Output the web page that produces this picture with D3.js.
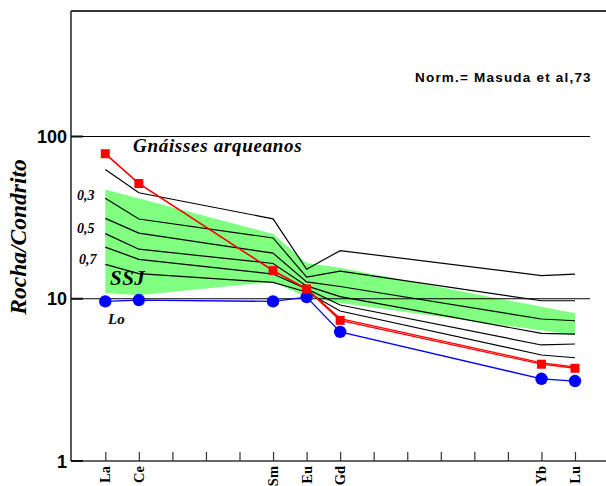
<!DOCTYPE html>
<html>
<head>
<meta charset="utf-8">
<script src="https://cdn.jsdelivr.net/npm/d3@7"></script>
<style>
  html, body { margin: 0; padding: 0; background: #fff; }
  svg { display: block; }
</style>
</head>
<body>
<svg id="chart" width="606" height="486"></svg>
<script>
// ---- data ----
const elements = ["La","Ce","Pr","Nd","Pm","Sm","Eu","Gd","Tb","Dy","Ho","Er","Tm","Yb","Lu"];
const labeledElements = ["La","Ce","Sm","Eu","Gd","Yb","Lu"];
const seriesElements = ["La","Ce","Sm","Eu","Gd","Yb","Lu"];
const yTickValues = [1, 10, 100];
const yTickLabels = ["1", "10", "100"];

// red squares sample (drawn twice, nearly coincident after Eu)
const redSample  = [78.3, 51.3, 14.9, 11.5, 7.36, 3.95, 3.73];
const redSample2 = [78.3, 51.3, 14.9, 11.5, 7.55, 4.03, 3.80];
// blue circles sample "Lo"
const blueLo = [9.63, 9.82, 9.63, 10.24, 6.25, 3.21, 3.11];
// black model curves (Gnáisses arqueanos)
const modelA = [62.6, 45.0, 31.1, 15.2, 19.8, 13.9, 14.2];
const modelB = [41.6, 31.0, 23.7, 13.6, 14.8, 9.72, 9.72];
const modelC = [31.3, 25.4, 19.1, 12.7, 11.9, 7.50, 7.32];
const modelD = [25.2, 20.2, 16.5, 12.0, 10.3, 6.12, 6.06];
const modelE = [20.8, 17.5, 14.2, 11.5, 9.15, 5.19, 5.26];
const modelF = [16.3, 14.3, 12.6, 11.0, 8.40, 4.50, 4.33];
const modelCurves = [modelA, modelB, modelC, modelD, modelE, modelF];

// SSJ field (green band)
const bandUpperElements = ["La","Sm","Eu","Gd","Lu"];
const bandUpper = [47.1, 25.1, 16.6, 15.5, 8.13];
const bandLowerElements = ["La","Ce","Sm","Eu","Gd","Lu"];
const bandLower = [10.85, 10.5, 12.7, 10.25, 9.41, 5.98];

// ---- drawing ----
const svg = d3.select("#chart");
const x = d3.scalePoint().domain(elements).range([105.3, 575]).padding(0);
const y = d3.scaleLog().domain([1, 100]).range([461, 136.5]);
const axisX0 = 71, frameTop = 11, axisRight = 606, gridRight = 590;

const serif = "'Liberation Serif', 'Times New Roman', serif";
const sans = "'Liberation Sans', Arial, sans-serif";

// green band
const bandPts = bandUpperElements.map((e, i) => [x(e), y(bandUpper[i])])
  .concat(bandLowerElements.map((e, i) => [x(e), y(bandLower[i])]).reverse());
svg.append("path")
  .attr("d", d3.line()(bandPts) + "Z")
  .attr("fill", "#80ff80").attr("stroke", "none");

// gridlines at 10 and 100
svg.selectAll("line.grid").data(yTickValues.filter(v => v > 1)).enter()
  .append("line").attr("class", "grid")
  .attr("x1", axisX0).attr("x2", gridRight)
  .attr("y1", d => y(d)).attr("y2", d => y(d))
  .attr("stroke", "#000").attr("stroke-width", 1.2);

// frame: left axis, top line
svg.append("line").attr("x1", axisX0).attr("x2", axisX0).attr("y1", frameTop).attr("y2", y(1))
  .attr("stroke", "#222").attr("stroke-width", 1.5);
svg.append("line").attr("x1", axisX0).attr("x2", axisRight).attr("y1", frameTop).attr("y2", frameTop)
  .attr("stroke", "#333").attr("stroke-width", 2);

// x axis
const xAxis = d3.axisBottom(x).tickSizeInner(-9).tickSizeOuter(0).tickFormat("");
const gx = svg.append("g").attr("transform", `translate(0,${y(1)})`).call(xAxis);
gx.select(".domain").remove();
gx.selectAll(".tick line").attr("stroke", "#333").attr("stroke-width", 1.2);
svg.append("line").attr("x1", axisX0).attr("x2", axisRight).attr("y1", y(1)).attr("y2", y(1))
  .attr("stroke", "#333").attr("stroke-width", 1.6);

// x labels (rotated)
svg.selectAll("text.xl").data(labeledElements).enter()
  .append("text").attr("class", "xl")
  .attr("transform", d => `translate(${x(d) + 5},466) rotate(-90)`)
  .attr("text-anchor", "end")
  .attr("font-family", serif).attr("font-weight", "bold").attr("font-size", 14.5)
  .text(d => d);

// y ticks and labels
svg.selectAll("line.yt").data(yTickValues).enter()
  .append("line").attr("class", "yt")
  .attr("x1", axisX0).attr("x2", axisX0 + 12)
  .attr("y1", d => y(d)).attr("y2", d => y(d))
  .attr("stroke", "#111").attr("stroke-width", 2);
svg.selectAll("text.yl").data(yTickValues).enter()
  .append("text").attr("class", "yl")
  .attr("x", 67).attr("y", d => y(d) + 6.5)
  .attr("text-anchor", "end")
  .attr("font-family", sans).attr("font-weight", "bold").attr("font-size", 18)
  .text((d, i) => yTickLabels[i]);

// y title
svg.append("text")
  .attr("transform", "translate(26,237) rotate(-90)")
  .attr("text-anchor", "middle")
  .attr("font-family", serif).attr("font-weight", "bold").attr("font-style", "italic")
  .attr("font-size", 23.5)
  .text("Rocha/Condrito");

const line = d3.line().x((d, i) => x(seriesElements[i])).y(d => y(d));

// model curves
svg.selectAll("path.model").data(modelCurves).enter()
  .append("path").attr("class", "model")
  .attr("d", d => line(d))
  .attr("fill", "none").attr("stroke", "#000").attr("stroke-width", 1.2);

// blue series
svg.append("path").attr("d", line(blueLo))
  .attr("fill", "none").attr("stroke", "#0000ff").attr("stroke-width", 1.3);
svg.selectAll("circle.blue").data(blueLo).enter()
  .append("circle").attr("class", "blue")
  .attr("cx", (d, i) => x(seriesElements[i])).attr("cy", d => y(d))
  .attr("r", 6.2).attr("fill", "#0000ff");

// red series
[redSample2, redSample].forEach(s => {
  svg.append("path").attr("d", line(s))
    .attr("fill", "none").attr("stroke", "#ff0000").attr("stroke-width", 1.3);
});
svg.selectAll("rect.red").data(redSample).enter()
  .append("rect").attr("class", "red")
  .attr("x", (d, i) => x(seriesElements[i]) - 4.5).attr("y", d => y(d) - 4.5)
  .attr("width", 9).attr("height", 9).attr("fill", "#ff0000");

// annotations
function note(txt, xx, yy, size, ls) {
  svg.append("text").attr("x", xx).attr("y", yy)
    .attr("font-family", serif).attr("font-weight", "bold").attr("font-style", "italic")
    .attr("font-size", size).attr("letter-spacing", ls || 0).text(txt);
}
note("Gnáisses arqueanos", 133, 152, 19, 0.7);
note("0,3", 77, 199.5, 14);
note("0,5", 77, 232.5, 14);
note("0,7", 79, 264, 14);
note("SSJ", 110, 285, 21, 0.5);
note("Lo", 108, 324, 15);

svg.append("text").attr("x", 415).attr("y", 81.5)
  .attr("font-family", sans).attr("font-weight", "bold").attr("font-size", 13.5)
  .attr("letter-spacing", 1.2)
  .text("Norm.= Masuda et al,73");
</script>
</body>
</html>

_TASK PROMPT_.
Quote the data above in full and without alteration; skip the pictures.

_SOLUTION_.
Output the web page that produces this picture with D3.js.
<!DOCTYPE html>
<html>
<head>
<meta charset="utf-8">
<script src="https://cdn.jsdelivr.net/npm/d3@7"></script>
<style>
  html, body { margin: 0; padding: 0; background: #fff; }
  svg { display: block; }
</style>
</head>
<body>
<svg id="chart" width="606" height="486"></svg>
<script>
// ---- data ----
const elements = ["La","Ce","Pr","Nd","Pm","Sm","Eu","Gd","Tb","Dy","Ho","Er","Tm","Yb","Lu"];
const labeledElements = ["La","Ce","Sm","Eu","Gd","Yb","Lu"];
const seriesElements = ["La","Ce","Sm","Eu","Gd","Yb","Lu"];
const yTickValues = [1, 10, 100];
const yTickLabels = ["1", "10", "100"];

// red squares sample (drawn twice, nearly coincident after Eu)
const redSample  = [78.3, 51.3, 14.9, 11.5, 7.36, 3.95, 3.73];
const redSample2 = [78.3, 51.3, 14.9, 11.5, 7.55, 4.03, 3.80];
// blue circles sample "Lo"
const blueLo = [9.63, 9.82, 9.63, 10.24, 6.25, 3.21, 3.11];
// black model curves (Gnáisses arqueanos)
const modelA = [62.6, 45.0, 31.1, 15.2, 19.8, 13.9, 14.2];
const modelB = [41.6, 31.0, 23.7, 13.6, 14.8, 9.72, 9.72];
const modelC = [31.3, 25.4, 19.1, 12.7, 11.9, 7.50, 7.32];
const modelD = [25.2, 20.2, 16.5, 12.0, 10.3, 6.12, 6.06];
const modelE = [20.8, 17.5, 14.2, 11.5, 9.15, 5.19, 5.26];
const modelF = [16.3, 14.3, 12.6, 11.0, 8.40, 4.50, 4.33];
const modelCurves = [modelA, modelB, modelC, modelD, modelE, modelF];

// SSJ field (green band)
const bandUpperElements = ["La","Sm","Eu","Gd","Lu"];
const bandUpper = [47.1, 25.1, 16.6, 15.5, 8.13];
const bandLowerElements = ["La","Ce","Sm","Eu","Gd","Lu"];
const bandLower = [10.85, 10.5, 12.7, 10.25, 9.41, 5.98];

// ---- drawing ----
const svg = d3.select("#chart");
const x = d3.scalePoint().domain(elements).range([105.3, 575]).padding(0);
const y = d3.scaleLog().domain([1, 100]).range([461, 136.5]);
const axisX0 = 71, frameTop = 11, axisRight = 606, gridRight = 590;

const serif = "'Liberation Serif', 'Times New Roman', serif";
const sans = "'Liberation Sans', Arial, sans-serif";

// green band
const bandPts = bandUpperElements.map((e, i) => [x(e), y(bandUpper[i])])
  .concat(bandLowerElements.map((e, i) => [x(e), y(bandLower[i])]).reverse());
svg.append("path")
  .attr("d", d3.line()(bandPts) + "Z")
  .attr("fill", "#80ff80").attr("stroke", "none");

// gridlines at 10 and 100
svg.selectAll("line.grid").data(yTickValues.filter(v => v > 1)).enter()
  .append("line").attr("class", "grid")
  .attr("x1", axisX0).attr("x2", gridRight)
  .attr("y1", d => y(d)).attr("y2", d => y(d))
  .attr("stroke", "#000").attr("stroke-width", 1.2);

// frame: left axis, top line
svg.append("line").attr("x1", axisX0).attr("x2", axisX0).attr("y1", frameTop).attr("y2", y(1))
  .attr("stroke", "#222").attr("stroke-width", 1.5);
svg.append("line").attr("x1", axisX0).attr("x2", axisRight).attr("y1", frameTop).attr("y2", frameTop)
  .attr("stroke", "#333").attr("stroke-width", 2);

// x axis
const xAxis = d3.axisBottom(x).tickSizeInner(-9).tickSizeOuter(0).tickFormat("");
const gx = svg.append("g").attr("transform", `translate(0,${y(1)})`).call(xAxis);
gx.select(".domain").remove();
gx.selectAll(".tick line").attr("stroke", "#333").attr("stroke-width", 1.2);
svg.append("line").attr("x1", axisX0).attr("x2", axisRight).attr("y1", y(1)).attr("y2", y(1))
  .attr("stroke", "#333").attr("stroke-width", 1.6);

// x labels (rotated)
svg.selectAll("text.xl").data(labeledElements).enter()
  .append("text").attr("class", "xl")
  .attr("transform", d => `translate(${x(d) + 5},466) rotate(-90)`)
  .attr("text-anchor", "end")
  .attr("font-family", serif).attr("font-weight", "bold").attr("font-size", 14.5)
  .text(d => d);

// y ticks and labels
svg.selectAll("line.yt").data(yTickValues).enter()
  .append("line").attr("class", "yt")
  .attr("x1", axisX0).attr("x2", axisX0 + 12)
  .attr("y1", d => y(d)).attr("y2", d => y(d))
  .attr("stroke", "#111").attr("stroke-width", 2);
svg.selectAll("text.yl").data(yTickValues).enter()
  .append("text").attr("class", "yl")
  .attr("x", 67).attr("y", d => y(d) + 6.5)
  .attr("text-anchor", "end")
  .attr("font-family", sans).attr("font-weight", "bold").attr("font-size", 18)
  .text((d, i) => yTickLabels[i]);

// y title
svg.append("text")
  .attr("transform", "translate(26,237) rotate(-90)")
  .attr("text-anchor", "middle")
  .attr("font-family", serif).attr("font-weight", "bold").attr("font-style", "italic")
  .attr("font-size", 23.5)
  .text("Rocha/Condrito");

const line = d3.line().x((d, i) => x(seriesElements[i])).y(d => y(d));

// model curves
svg.selectAll("path.model").data(modelCurves).enter()
  .append("path").attr("class", "model")
  .attr("d", d => line(d))
  .attr("fill", "none").attr("stroke", "#000").attr("stroke-width", 1.2);

// blue series
svg.append("path").attr("d", line(blueLo))
  .attr("fill", "none").attr("stroke", "#0000ff").attr("stroke-width", 1.3);
svg.selectAll("circle.blue").data(blueLo).enter()
  .append("circle").attr("class", "blue")
  .attr("cx", (d, i) => x(seriesElements[i])).attr("cy", d => y(d))
  .attr("r", 6.2).attr("fill", "#0000ff");

// red series
[redSample2, redSample].forEach(s => {
  svg.append("path").attr("d", line(s))
    .attr("fill", "none").attr("stroke", "#ff0000").attr("stroke-width", 1.3);
});
svg.selectAll("rect.red").data(redSample).enter()
  .append("rect").attr("class", "red")
  .attr("x", (d, i) => x(seriesElements[i]) - 4.5).attr("y", d => y(d) - 4.5)
  .attr("width", 9).attr("height", 9).attr("fill", "#ff0000");

// annotations
function note(txt, xx, yy, size, ls) {
  svg.append("text").attr("x", xx).attr("y", yy)
    .attr("font-family", serif).attr("font-weight", "bold").attr("font-style", "italic")
    .attr("font-size", size).attr("letter-spacing", ls || 0).text(txt);
}
note("Gnáisses arqueanos", 133, 152, 19, 0.7);
note("0,3", 77, 199.5, 14);
note("0,5", 77, 232.5, 14);
note("0,7", 79, 264, 14);
note("SSJ", 110, 285, 21, 0.5);
note("Lo", 108, 324, 15);

svg.append("text").attr("x", 415).attr("y", 81.5)
  .attr("font-family", sans).attr("font-weight", "bold").attr("font-size", 13.5)
  .attr("letter-spacing", 1.2)
  .text("Norm.= Masuda et al,73");
</script>
</body>
</html>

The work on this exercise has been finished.